There was a piece of land facing onto Earsdon Road, acquired many years before the instigation of the then priest of Backworth, with a house adjoining it recently bought at the end of Sandringham Drive. Sunday Mass was said in rented premises till after about a year a semi-permanent building was set up on the land to serve the dual purpose of churches and hall. The population nearly 1,000.

At the beginning of 1971 the part of Cullercoats which had been attached to St Edward's when the latter was started was handed back to St Oswin's, Tynemouth in preparation for the formation some time of a new parish. It was the old Cullercoats which had originally been attached to St Edwards - one of the reasons, there was a sheltered approach to St Edwards along the built Whitley Road, in contrast with the open front road to St Oswin's.
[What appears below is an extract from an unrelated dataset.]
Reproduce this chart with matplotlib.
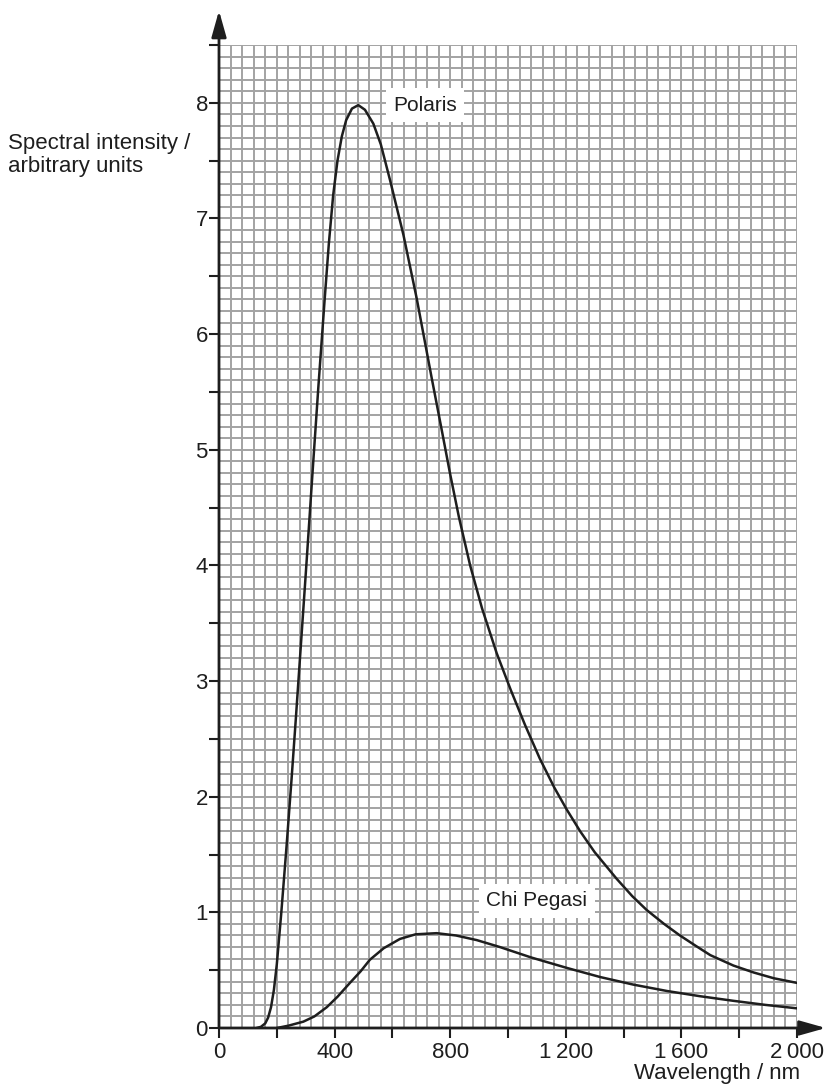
import numpy as np
import matplotlib.pyplot as plt
from matplotlib.ticker import MultipleLocator, FuncFormatter

plt.rcParams['font.family'] = ['Liberation Sans', 'DejaVu Sans']

# Polaris curve (wavelength / nm, intensity)
polaris_nm = [130, 145, 160, 170, 180, 190, 200, 215, 234, 251, 266, 283, 303, 323, 344,
              365, 380, 395, 410, 425, 440, 460, 482, 505, 534, 560, 592, 638, 684, 736,
              770, 799, 830, 869, 910, 961, 1010, 1059, 1110, 1160, 1203, 1250, 1300,
              1376, 1430, 1480, 1540, 1595, 1650, 1700, 1780, 1850, 1920, 2000]
polaris_val = [0.0, 0.01, 0.04, 0.09, 0.18, 0.33, 0.55, 0.98, 1.58, 2.15, 2.68, 3.3, 4.03, 4.78, 5.55,
               6.28, 6.78, 7.2, 7.5, 7.71, 7.85, 7.95, 7.98, 7.94, 7.82, 7.64, 7.33, 6.86, 6.31, 5.62,
               5.18, 4.80, 4.42, 4.00, 3.63, 3.24, 2.92, 2.62, 2.33, 2.08, 1.89, 1.70, 1.52,
               1.29, 1.14, 1.02, 0.90, 0.80, 0.71, 0.63, 0.54, 0.48, 0.43, 0.39]

# Chi Pegasi curve
chi_nm = [200, 240, 292, 330, 373, 410, 453, 490, 522, 570, 626, 680, 753, 820, 892,
          972, 1080, 1203, 1320, 1434, 1550, 1664, 1780, 1890, 2000]
chi_val = [0.0, 0.02, 0.055, 0.1, 0.18, 0.27, 0.39, 0.49, 0.59, 0.69, 0.77, 0.81, 0.82, 0.80, 0.76,
           0.70, 0.61, 0.52, 0.44, 0.375, 0.32, 0.275, 0.235, 0.2, 0.17]

x_max = 2000
y_max = 8.5
ink = '#1e1e1e'
grid_col = '#a3a3a3'

fig = plt.figure(figsize=(8.3, 10.88), dpi=100)
ax = fig.add_axes([219 / 830, 60 / 1088, 578 / 830, 983 / 1088])
ax.set_xlim(0, x_max)
ax.set_ylim(0, y_max)

# graph paper
for gx in np.arange(0, x_max + 1, 40):
    ax.axvline(gx, color=grid_col, lw=1.4, zorder=1)
for gy in np.arange(0, y_max + 0.01, 0.1):
    ax.axhline(gy, color=grid_col, lw=1.4, zorder=1)

ax.plot(polaris_nm, polaris_val, color=ink, lw=1.8, zorder=3,
        solid_capstyle='round', solid_joinstyle='round')
ax.plot(chi_nm, chi_val, color=ink, lw=1.8, zorder=3,
        solid_capstyle='round', solid_joinstyle='round')

box = dict(boxstyle='square,pad=0.35', fc='white', ec='none')
ax.text(712, 7.98, 'Polaris', fontsize=15, color=ink, ha='center', va='center', bbox=box, zorder=4)
ax.text(1100, 1.1, 'Chi Pegasi', fontsize=15, color=ink, ha='center', va='center', bbox=box, zorder=4)

# axes with arrows
for s in ax.spines.values():
    s.set_visible(False)
ax.annotate('', xy=(0, 1.035), xytext=(0, 0), xycoords='axes fraction',
            arrowprops=dict(arrowstyle='-|>,head_length=1.6,head_width=0.45',
                            color=ink, lw=2, mutation_scale=10, shrinkA=0, shrinkB=0), zorder=5)
ax.annotate('', xy=(1.05, 0), xytext=(0, 0), xycoords='axes fraction',
            arrowprops=dict(arrowstyle='-|>,head_length=1.6,head_width=0.45',
                            color=ink, lw=2, mutation_scale=10, shrinkA=0, shrinkB=0), zorder=5)

ax.xaxis.set_major_locator(MultipleLocator(200))
ax.yaxis.set_major_locator(MultipleLocator(0.5))


def fmt_x(v, pos):
    v = int(round(v))
    if v % 400:
        return ''
    return f'{v:,}'.replace(',', '\u2009')


def fmt_y(v, pos):
    if abs(v - round(v)) > 1e-6:
        return ''
    return str(int(round(v)))


ax.xaxis.set_major_formatter(FuncFormatter(fmt_x))
ax.yaxis.set_major_formatter(FuncFormatter(fmt_y))
ax.tick_params(direction='out', length=7, width=1.5, color=ink, labelcolor=ink,
               labelsize=16, pad=3)
ax.tick_params(axis='y', pad=1)

fig.text(8 / 830, 1 - 155 / 1088, 'Spectral intensity /\narbitrary units', fontsize=16,
         color=ink, ha='left', va='center', linespacing=1.1)
fig.text(800 / 830, 1 - 1073 / 1088, 'Wavelength / nm', fontsize=16, color=ink,
         ha='right', va='center')

fig.savefig('out.png', dpi=100)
Since then after the first world war the housing estates between the railway and Broadway had been built, and after the 2nd war, the Marden Estate was developed. A new church was built on this latter estate in Farringdon Road in 1970 adjoining a Primary School, St Mary's opened a few years earlier.

St Edwards ended up after the changes with about 1850 people with a church and presbytery, a primary school jointly with West Monkseaton, a parish hall and the former school building both in regular use for parish activities.